» **THE REQUEST**:
Search the listing below for the word "this" and copy each line that holds it.

» **EXTRACTED INFORMATION**:

====

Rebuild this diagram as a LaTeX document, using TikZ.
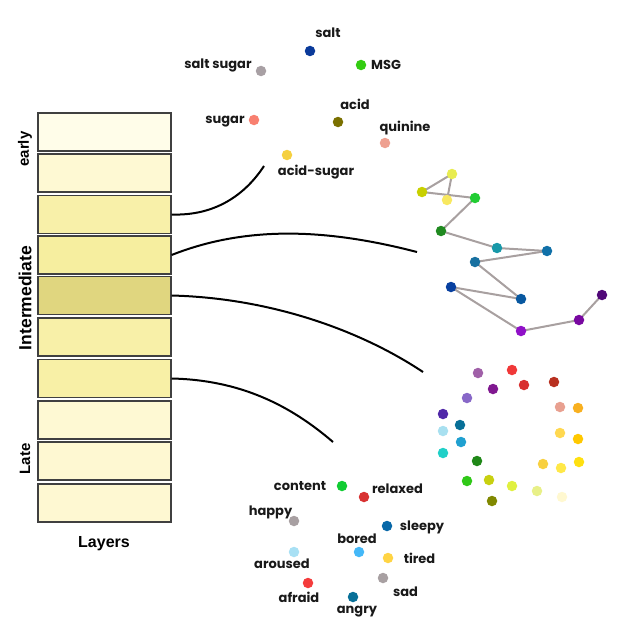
\documentclass[tikz,border=0pt]{standalone}
\usepackage{fontspec}
\newfontfamily\lab{Poppins}
\newfontfamily\arl{Liberation Sans}
\usetikzlibrary{backgrounds}
\definecolor{linkgray}{HTML}{A8A0A0}
\newcommand{\dc}[2]{\definecolor{#1}{HTML}{#2}}
\dc{L1}{FFFDE9}\dc{L2}{FEF9D3}\dc{L3}{F8F0A9}\dc{L4}{F6EE9F}\dc{L5}{E0D67F}
\dc{L6}{F8F0A8}\dc{L7}{F8F0A6}\dc{L8}{FEF9D3}\dc{L9}{FEF8D2}\dc{L10}{FEF8D2}
\dc{Tsalt}{0A3A9A}\dc{Tss}{A8A0A4}\dc{Tmsg}{33CC11}\dc{Tacid}{7A7000}\dc{Tsugar}{F88070}
\dc{Tquin}{EEA090}\dc{Tas}{F5D040}
\dc{C1}{E8EC50}\dc{C2}{C8D000}\dc{C3}{F8E860}\dc{C4}{22CC33}\dc{C5}{208A20}
\dc{C6}{1898A8}\dc{C7}{1070A8}\dc{C8}{1870A0}\dc{C9}{0858A0}\dc{C10}{0840A0}
\dc{C11}{9010C8}\dc{C12}{7808A0}\dc{C13}{500878}
\dc{G1}{A060A8}\dc{G2}{F03838}\dc{G3}{801890}\dc{G4}{D83030}\dc{G5}{B83020}
\dc{G6}{8868C8}\dc{G7}{5028A8}\dc{G8}{087098}\dc{G9}{E8A090}\dc{G10}{F8B020}
\dc{G11}{A8E0F0}\dc{G12}{20A0D0}\dc{G13}{FFD850}\dc{G14}{FFC800}\dc{G15}{20D0C8}
\dc{G16}{208818}\dc{G17}{F8D040}\dc{G18}{FFE848}\dc{G19}{FFE010}\dc{G20}{30C818}
\dc{G21}{C8D010}\dc{G22}{E0F040}\dc{G23}{E8F088}\dc{G24}{FFF8D0}\dc{G25}{808800}
\dc{Econtent}{11CC33}\dc{Erelaxed}{D83232}\dc{Egray}{A8A0A2}\dc{Esleepy}{0868A8}
\dc{Ebored}{44B8F8}\dc{Earoused}{A8E0F4}\dc{Etired}{FFD444}\dc{Eafraid}{F43C3C}
\dc{Eangry}{087098}
\begin{document}
\begin{tikzpicture}[x=1pt,y=-1pt,
  dot/.style={circle,fill=#1,minimum size=10.5pt,inner sep=0pt},
  lbl/.style={font=\lab\bfseries\fontsize{13}{15}\selectfont,inner sep=0pt,text=black!90},
  side/.style={font=\arl\bfseries\fontsize{#1}{#1}\selectfont,inner sep=0pt,rotate=90},
  layer/.style={draw=black!75,line width=1.2pt,fill=#1,minimum width=133pt,minimum height=38pt,inner sep=0pt},
  conn/.style={line width=2pt},
  link/.style={draw=linkgray,line width=2pt}]
\useasboundingbox (0,0) rectangle (628,634);

% layers
\node[layer=L1] (r1) at (104.5,132) {};
\node[layer=L2] (r2) at (104.5,173) {};
\node[layer=L3] (r3) at (104.5,214.5) {};
\node[layer=L4] (r4) at (104.5,255) {};
\node[layer=L5] (r5) at (104.5,295.5) {};
\node[layer=L6] (r6) at (104.5,337) {};
\node[layer=L7] (r7) at (104.5,378.5) {};
\node[layer=L8] (r8) at (104.5,420) {};
\node[layer=L9] (r9) at (104.5,461) {};
\node[layer=L10] (r10) at (104.5,503) {};

\node[side=15] (tEarly) at (25,149) {early};
\node[side=17.5] (tInter) at (25,298) {Intermediate};
\node[side=15] (tLate) at (25,459) {Late};
\node[font=\arl\bfseries\fontsize{16}{16}\selectfont,inner sep=0pt] (tLayers) at (104,544) {Layers};

% connectors
\coordinate (e1) at (264,166);
\coordinate (e2) at (417,252);
\coordinate (e3) at (423,372);
\coordinate (e4) at (333,442);
\draw[conn] (r3.east) .. controls (215,216) and (245,195) .. (e1);
\draw[conn] (r4.east) .. controls (250,224) and (332,230) .. (e2);
\draw[conn] (r5.east) .. controls (270,298) and (360,330) .. (e3);
\draw[conn] (r7.east) .. controls (240,380) and (290,405) .. (e4);

% taste cluster
\node[dot=Tsalt] (salt) at (310,51) {};
\node[dot=Tss] (saltsugar) at (261,71) {};
\node[dot=Tmsg] (msg) at (361,65) {};
\node[dot=Tacid] (acid) at (338,122) {};
\node[dot=Tsugar] (sugar) at (254,120) {};
\node[dot=Tquin] (quinine) at (385,143) {};
\node[dot=Tas] (acidsugar) at (287,155) {};
\node[lbl] (lsalt) at (328,33) {salt};
\node[lbl] (lsaltsugar) at (218,65) {salt sugar};
\node[lbl] (lmsg) at (386,65) {MSG};
\node[lbl] (lacid) at (355,104) {acid};
\node[lbl] (lsugar) at (225,122) {sugar};
\node[lbl] (lquinine) at (405,128) {quinine};
\node[lbl] (lacidsugar) at (316,172) {acid-sugar};

% chain cluster
\node[dot=C1] (c1) at (452,174) {};
\node[dot=C2] (c2) at (422,192) {};
\node[dot=C3] (c3) at (447,200) {};
\node[dot=C4] (c4) at (475,198) {};
\node[dot=C5] (c5) at (441,231) {};
\node[dot=C6] (c6) at (497,248) {};
\node[dot=C7] (c7) at (547,251) {};
\node[dot=C8] (c8) at (475,262) {};
\node[dot=C9] (c9) at (521,299) {};
\node[dot=C10] (c10) at (451,287) {};
\node[dot=C11] (c11) at (521,331) {};
\node[dot=C12] (c12) at (579,320) {};
\node[dot=C13] (c13) at (602,295) {};
\begin{scope}[on background layer]
\draw[link] (c2.center) -- (c1.center);
\draw[link] (c1.center) -- (c3.center);
\draw[link] (c2.center) -- (c4.center);
\draw[link] (c4.center) -- (c5.center);
\draw[link] (c5.center) -- (c6.center);
\draw[link] (c6.center) -- (c7.center);
\draw[link] (c7.center) -- (c8.center);
\draw[link] (c8.center) -- (c9.center);
\draw[link] (c9.center) -- (c10.center);
\draw[link] (c10.center) -- (c11.center);
\draw[link] (c11.center) -- (c12.center);
\draw[link] (c12.center) -- (c13.center);
\end{scope}

% ring cluster
\node[dot=G1] (g1) at (478,373) {};
\node[dot=G2] (g2) at (512,370) {};
\node[dot=G3] (g3) at (493,389) {};
\node[dot=G4] (g4) at (524,385) {};
\node[dot=G5] (g5) at (554,382) {};
\node[dot=G6] (g6) at (467,398) {};
\node[dot=G7] (g7) at (443,414) {};
\node[dot=G8] (g8) at (460,425) {};
\node[dot=G9] (g9) at (560,407) {};
\node[dot=G10] (g10) at (578,408) {};
\node[dot=G11] (g11) at (443,431) {};
\node[dot=G12] (g12) at (461,442) {};
\node[dot=G13] (g13) at (560,433) {};
\node[dot=G14] (g14) at (578,439) {};
\node[dot=G15] (g15) at (443,453) {};
\node[dot=G16] (g16) at (477,461) {};
\node[dot=G17] (g17) at (543,464) {};
\node[dot=G18] (g18) at (561,468) {};
\node[dot=G19] (g19) at (579,462) {};
\node[dot=G20] (g20) at (467,481) {};
\node[dot=G21] (g21) at (489,480) {};
\node[dot=G22] (g22) at (512,486) {};
\node[dot=G23] (g23) at (537,491) {};
\node[dot=G24] (g24) at (562,497) {};
\node[dot=G25] (g25) at (492,501) {};

% emotion cluster
\node[dot=Econtent] (content) at (342,486) {};
\node[dot=Erelaxed] (relaxed) at (364,497) {};
\node[dot=Egray] (happy) at (294,521) {};
\node[dot=Esleepy] (sleepy) at (387,526) {};
\node[dot=Ebored] (bored) at (359,552) {};
\node[dot=Earoused] (aroused) at (294,552) {};
\node[dot=Etired] (tired) at (388,558) {};
\node[dot=Egray] (sad) at (383,578) {};
\node[dot=Eafraid] (afraid) at (308,583) {};
\node[dot=Eangry] (angry) at (353,597) {};
\node[lbl] (lcontent) at (300,486) {content};
\node[lbl] (lrelaxed) at (397.5,489) {relaxed};
\node[lbl] (lhappy) at (270.5,512) {happy};
\node[lbl] (lsleepy) at (422,527) {sleepy};
\node[lbl] (lbored) at (357,539) {bored};
\node[lbl] (laroused) at (282,564) {aroused};
\node[lbl] (ltired) at (419.5,558) {tired};
\node[lbl] (lsad) at (405.5,592) {sad};
\node[lbl] (lafraid) at (299,597) {afraid};
\node[lbl] (langry) at (357,612) {angry};
\end{tikzpicture}
\end{document}
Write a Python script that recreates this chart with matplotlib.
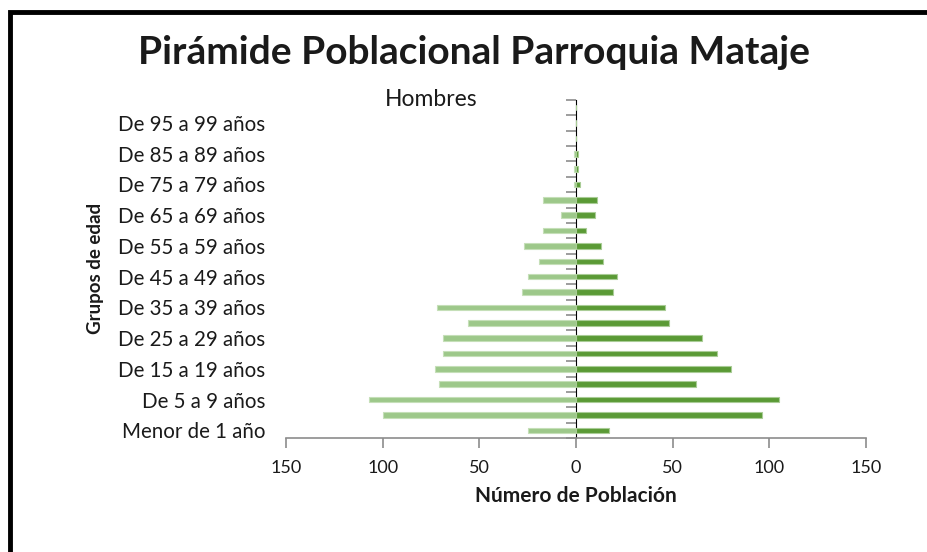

====

» **TASK OUTPUT**:
Rebuild this diagram as a LaTeX document, using TikZ.
Write a Python script that recreates this chart with matplotlib.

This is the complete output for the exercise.